▸ The task
Transcribe the records exactly. Pictures do not belong in the transcription.
═══ Recorded information ═══
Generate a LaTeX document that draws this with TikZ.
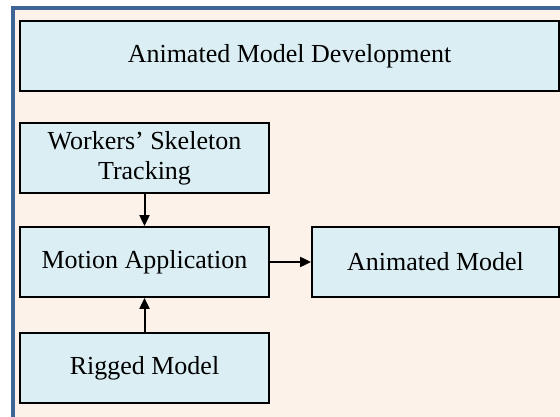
\documentclass[tikz,border=0pt]{standalone}
\usepackage{fontspec}
\setmainfont{Liberation Serif}
\usetikzlibrary{arrows.meta}
\definecolor{frameblue}{HTML}{3F6597}
\definecolor{bgpeach}{HTML}{FDF2E9}
\definecolor{boxblue}{HTML}{DAEEF3}
\tikzset{
  box/.style={draw=black, line width=1.8pt, fill=boxblue, font=\fontsize{26}{30}\selectfont, align=center},
  conn/.style={line width=2pt, -{Triangle[length=11pt,width=10pt]}}
}
\begin{document}
\begin{tikzpicture}[x=1pt,y=1pt]
\useasboundingbox (0,0) rectangle (560,417);
\begin{scope}
\clip (0,0) rectangle (560,417);
\fill[white] (0,0) rectangle (560,417);
\draw[frameblue, line width=4pt, fill=bgpeach] (13,409) rectangle (600,-30);
\end{scope}
% boxes (y = 417 - ypx)
\node[box, minimum width=539pt, minimum height=70pt] (title) at (289.5,361) {Animated Model Development};
\node[box, minimum width=249pt, minimum height=70pt] (track) at (144.5,259) {Workers’ Skeleton\\Tracking};
\node[box, minimum width=249pt, minimum height=70pt] (motion) at (144.5,155) {Motion Application};
\node[box, minimum width=249pt, minimum height=70pt] (rigged) at (144.5,49) {Rigged Model};
\node[box, minimum width=247pt, minimum height=70pt] (anim) at (435.5,155) {Animated Model};
\draw[conn] (track.south) -- (motion.north);
\draw[conn] (rigged.north) -- (motion.south);
\draw[conn] (motion.east) -- (anim.west);
\end{tikzpicture}
\end{document}
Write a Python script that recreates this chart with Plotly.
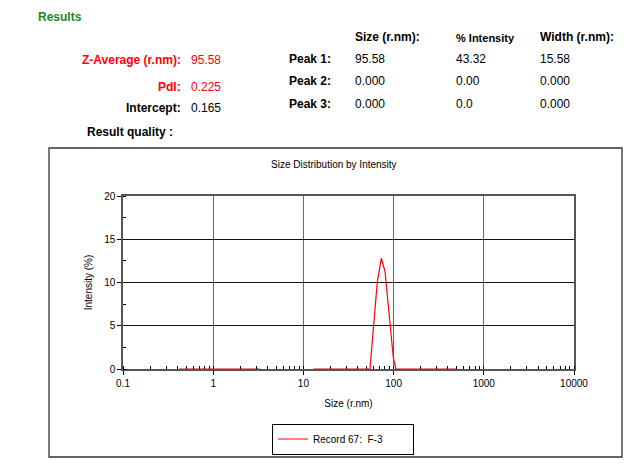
import plotly.graph_objects as go

# ---- data ----
size_nm = [0.42, 3.3, None, 12.9, 54.7, 66.0, 73.1, 80.3, 99.3, 106.0, 500.0]
intensity = [0.0, 0.0, None, 0.0, 0.0, 10.1, 12.8, 11.3, 1.3, 0.0, 0.0]
x_tick_vals = [0.1, 1, 10, 100, 1000, 10000]
x_tick_text = ["0.1", "1", "10", "100", "1000", "10000"]
y_tick_vals = [0, 5, 10, 15, 20]

summary_labels = ["Z-Average (r.nm):", "PdI:", "Intercept:"]
summary_values = ["95.58", "0.225", "0.165"]
summary_colors = ["#ff0000", "#ff0000", "#000000"]
peak_labels = ["Peak 1:", "Peak 2:", "Peak 3:"]
peak_size = ["95.58", "0.000", "0.000"]
peak_intensity = ["43.32", "0.00", "0.0"]
peak_width = ["15.58", "0.000", "0.000"]
series_name = "Record 67:  F-3"

# page has an 8px body margin: work in window pixels, convert to figure pixels
OFF = 8
W, H = 637 - OFF, 467 - OFF
L, R, T, B = 123, 574, 196, 369  # plot area in window pixels
pw, ph = R - L, B - T
FONT = "Arial, Liberation Sans, sans-serif"

def px(x):
    return (x - L) / pw

def py(y):
    return (B - y) / ph

fig = go.Figure()
fig.add_trace(go.Scatter(
    x=size_nm, y=intensity, mode="lines", name=series_name,
    line=dict(color="#ff0000", width=1.2), connectgaps=False,
    showlegend=True,
))

fig.update_layout(
    width=W, height=H, autosize=False,
    margin=dict(l=L - OFF, r=637 - R, t=T - OFF, b=467 - B, pad=0),
    paper_bgcolor="white", plot_bgcolor="white",
    font=dict(family=FONT, size=10, color="#000"),
    showlegend=True,
    legend=dict(
        x=px(343), y=py(439), xanchor="center", yanchor="middle",
        orientation="h", entrywidth=95, entrywidthmode="pixels",
        bordercolor="#000", borderwidth=1, bgcolor="white",
        font=dict(family=FONT, size=10, color="#000"),
        itemwidth=30, tracegroupgap=0,
    ),
    xaxis=dict(
        type="log", range=[-1, 4], tickvals=x_tick_vals, ticktext=x_tick_text,
        ticks="outside", ticklen=4, tickcolor="#000", tickwidth=1,
        showgrid=True, gridcolor="#666", gridwidth=1.3,
        showline=True, linecolor="#555", linewidth=1.5, mirror=True,
        zeroline=False, tickfont=dict(size=10, family=FONT),
        minor=dict(ticks="inside", ticklen=3, tickcolor="#000", dtick="D1", showgrid=False),
        title=dict(text="Size (r.nm)", font=dict(size=10, family=FONT), standoff=12),
    ),
    yaxis=dict(
        range=[0, 20], tickvals=y_tick_vals,
        ticks="outside", ticklen=4, tickcolor="#000", tickwidth=1,
        showgrid=True, gridcolor="#111", gridwidth=1,
        showline=True, linecolor="#555", linewidth=1.5, mirror=True,
        zeroline=False, tickfont=dict(size=10, family=FONT),
        minor=dict(ticks="inside", ticklen=3, tickcolor="#000", dtick=2.5, showgrid=False),
        title=dict(text="Intensity (%)", font=dict(size=10, family=FONT), standoff=10),
    ),
)

# outer chart frame
fig.add_shape(type="rect", xref="paper", yref="paper",
              x0=px(49), x1=px(622), y0=py(457), y1=py(148),
              line=dict(color="#333", width=1.3), layer="below")

def note(text, x, y, size=12, color="#000", bold=False, xanchor="left", yanchor="middle"):
    t = f"<b>{text}</b>" if bold else text
    dx = -2 if xanchor == "left" else (2 if xanchor == "right" else 0)
    fig.add_annotation(text=t, x=px(x + dx), y=py(y), xref="paper", yref="paper",
                       showarrow=False, xanchor=xanchor, yanchor=yanchor,
                       font=dict(family=FONT, size=size, color=color))

note("Size Distribution by Intensity", 334, 164, size=10, xanchor="center")
note("Results", 38, 8, size=12, color="#1a8a1a", bold=True, yanchor="top")

sum_y = [60, 87, 108]
for lab, val, col, yy in zip(summary_labels, summary_values, summary_colors, sum_y):
    note(lab, 181, yy, size=12, color=col, bold=True, xanchor="right")
    note(val, 191, yy, size=12, color=col)
note("Result quality :", 87, 132, size=12, bold=True)

note("Size (r.nm):", 355, 37, size=12, bold=True)
note("% Intensity", 456, 38, size=11, bold=True)
note("Width (r.nm):", 540, 37, size=12, bold=True)
peak_y = [59, 81, 104]
for lab, s, i, w, yy in zip(peak_labels, peak_size, peak_intensity, peak_width, peak_y):
    note(lab, 331, yy, size=12, bold=True, xanchor="right")
    note(s, 355, yy, size=12)
    note(i, 456, yy, size=12)
    note(w, 540, yy, size=12)

fig.write_html("out.html")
═══
▸ Answer to the exercise
Generate a LaTeX document that draws this with TikZ.
\documentclass[tikz,border=0pt]{standalone}
\usepackage{fontspec}
\setmainfont{Liberation Serif}
\usetikzlibrary{arrows.meta}
\definecolor{frameblue}{HTML}{3F6597}
\definecolor{bgpeach}{HTML}{FDF2E9}
\definecolor{boxblue}{HTML}{DAEEF3}
\tikzset{
  box/.style={draw=black, line width=1.8pt, fill=boxblue, font=\fontsize{26}{30}\selectfont, align=center},
  conn/.style={line width=2pt, -{Triangle[length=11pt,width=10pt]}}
}
\begin{document}
\begin{tikzpicture}[x=1pt,y=1pt]
\useasboundingbox (0,0) rectangle (560,417);
\begin{scope}
\clip (0,0) rectangle (560,417);
\fill[white] (0,0) rectangle (560,417);
\draw[frameblue, line width=4pt, fill=bgpeach] (13,409) rectangle (600,-30);
\end{scope}
% boxes (y = 417 - ypx)
\node[box, minimum width=539pt, minimum height=70pt] (title) at (289.5,361) {Animated Model Development};
\node[box, minimum width=249pt, minimum height=70pt] (track) at (144.5,259) {Workers’ Skeleton\\Tracking};
\node[box, minimum width=249pt, minimum height=70pt] (motion) at (144.5,155) {Motion Application};
\node[box, minimum width=249pt, minimum height=70pt] (rigged) at (144.5,49) {Rigged Model};
\node[box, minimum width=247pt, minimum height=70pt] (anim) at (435.5,155) {Animated Model};
\draw[conn] (track.south) -- (motion.north);
\draw[conn] (rigged.north) -- (motion.south);
\draw[conn] (motion.east) -- (anim.west);
\end{tikzpicture}
\end{document}
Write a Python script that recreates this chart with Plotly.
import plotly.graph_objects as go

# ---- data ----
size_nm = [0.42, 3.3, None, 12.9, 54.7, 66.0, 73.1, 80.3, 99.3, 106.0, 500.0]
intensity = [0.0, 0.0, None, 0.0, 0.0, 10.1, 12.8, 11.3, 1.3, 0.0, 0.0]
x_tick_vals = [0.1, 1, 10, 100, 1000, 10000]
x_tick_text = ["0.1", "1", "10", "100", "1000", "10000"]
y_tick_vals = [0, 5, 10, 15, 20]

summary_labels = ["Z-Average (r.nm):", "PdI:", "Intercept:"]
summary_values = ["95.58", "0.225", "0.165"]
summary_colors = ["#ff0000", "#ff0000", "#000000"]
peak_labels = ["Peak 1:", "Peak 2:", "Peak 3:"]
peak_size = ["95.58", "0.000", "0.000"]
peak_intensity = ["43.32", "0.00", "0.0"]
peak_width = ["15.58", "0.000", "0.000"]
series_name = "Record 67:  F-3"

# page has an 8px body margin: work in window pixels, convert to figure pixels
OFF = 8
W, H = 637 - OFF, 467 - OFF
L, R, T, B = 123, 574, 196, 369  # plot area in window pixels
pw, ph = R - L, B - T
FONT = "Arial, Liberation Sans, sans-serif"

def px(x):
    return (x - L) / pw

def py(y):
    return (B - y) / ph

fig = go.Figure()
fig.add_trace(go.Scatter(
    x=size_nm, y=intensity, mode="lines", name=series_name,
    line=dict(color="#ff0000", width=1.2), connectgaps=False,
    showlegend=True,
))

fig.update_layout(
    width=W, height=H, autosize=False,
    margin=dict(l=L - OFF, r=637 - R, t=T - OFF, b=467 - B, pad=0),
    paper_bgcolor="white", plot_bgcolor="white",
    font=dict(family=FONT, size=10, color="#000"),
    showlegend=True,
    legend=dict(
        x=px(343), y=py(439), xanchor="center", yanchor="middle",
        orientation="h", entrywidth=95, entrywidthmode="pixels",
        bordercolor="#000", borderwidth=1, bgcolor="white",
        font=dict(family=FONT, size=10, color="#000"),
        itemwidth=30, tracegroupgap=0,
    ),
    xaxis=dict(
        type="log", range=[-1, 4], tickvals=x_tick_vals, ticktext=x_tick_text,
        ticks="outside", ticklen=4, tickcolor="#000", tickwidth=1,
        showgrid=True, gridcolor="#666", gridwidth=1.3,
        showline=True, linecolor="#555", linewidth=1.5, mirror=True,
        zeroline=False, tickfont=dict(size=10, family=FONT),
        minor=dict(ticks="inside", ticklen=3, tickcolor="#000", dtick="D1", showgrid=False),
        title=dict(text="Size (r.nm)", font=dict(size=10, family=FONT), standoff=12),
    ),
    yaxis=dict(
        range=[0, 20], tickvals=y_tick_vals,
        ticks="outside", ticklen=4, tickcolor="#000", tickwidth=1,
        showgrid=True, gridcolor="#111", gridwidth=1,
        showline=True, linecolor="#555", linewidth=1.5, mirror=True,
        zeroline=False, tickfont=dict(size=10, family=FONT),
        minor=dict(ticks="inside", ticklen=3, tickcolor="#000", dtick=2.5, showgrid=False),
        title=dict(text="Intensity (%)", font=dict(size=10, family=FONT), standoff=10),
    ),
)

# outer chart frame
fig.add_shape(type="rect", xref="paper", yref="paper",
              x0=px(49), x1=px(622), y0=py(457), y1=py(148),
              line=dict(color="#333", width=1.3), layer="below")

def note(text, x, y, size=12, color="#000", bold=False, xanchor="left", yanchor="middle"):
    t = f"<b>{text}</b>" if bold else text
    dx = -2 if xanchor == "left" else (2 if xanchor == "right" else 0)
    fig.add_annotation(text=t, x=px(x + dx), y=py(y), xref="paper", yref="paper",
                       showarrow=False, xanchor=xanchor, yanchor=yanchor,
                       font=dict(family=FONT, size=size, color=color))

note("Size Distribution by Intensity", 334, 164, size=10, xanchor="center")
note("Results", 38, 8, size=12, color="#1a8a1a", bold=True, yanchor="top")

sum_y = [60, 87, 108]
for lab, val, col, yy in zip(summary_labels, summary_values, summary_colors, sum_y):
    note(lab, 181, yy, size=12, color=col, bold=True, xanchor="right")
    note(val, 191, yy, size=12, color=col)
note("Result quality :", 87, 132, size=12, bold=True)

note("Size (r.nm):", 355, 37, size=12, bold=True)
note("% Intensity", 456, 38, size=11, bold=True)
note("Width (r.nm):", 540, 37, size=12, bold=True)
peak_y = [59, 81, 104]
for lab, s, i, w, yy in zip(peak_labels, peak_size, peak_intensity, peak_width, peak_y):
    note(lab, 331, yy, size=12, bold=True, xanchor="right")
    note(s, 355, yy, size=12)
    note(i, 456, yy, size=12)
    note(w, 540, yy, size=12)

fig.write_html("out.html")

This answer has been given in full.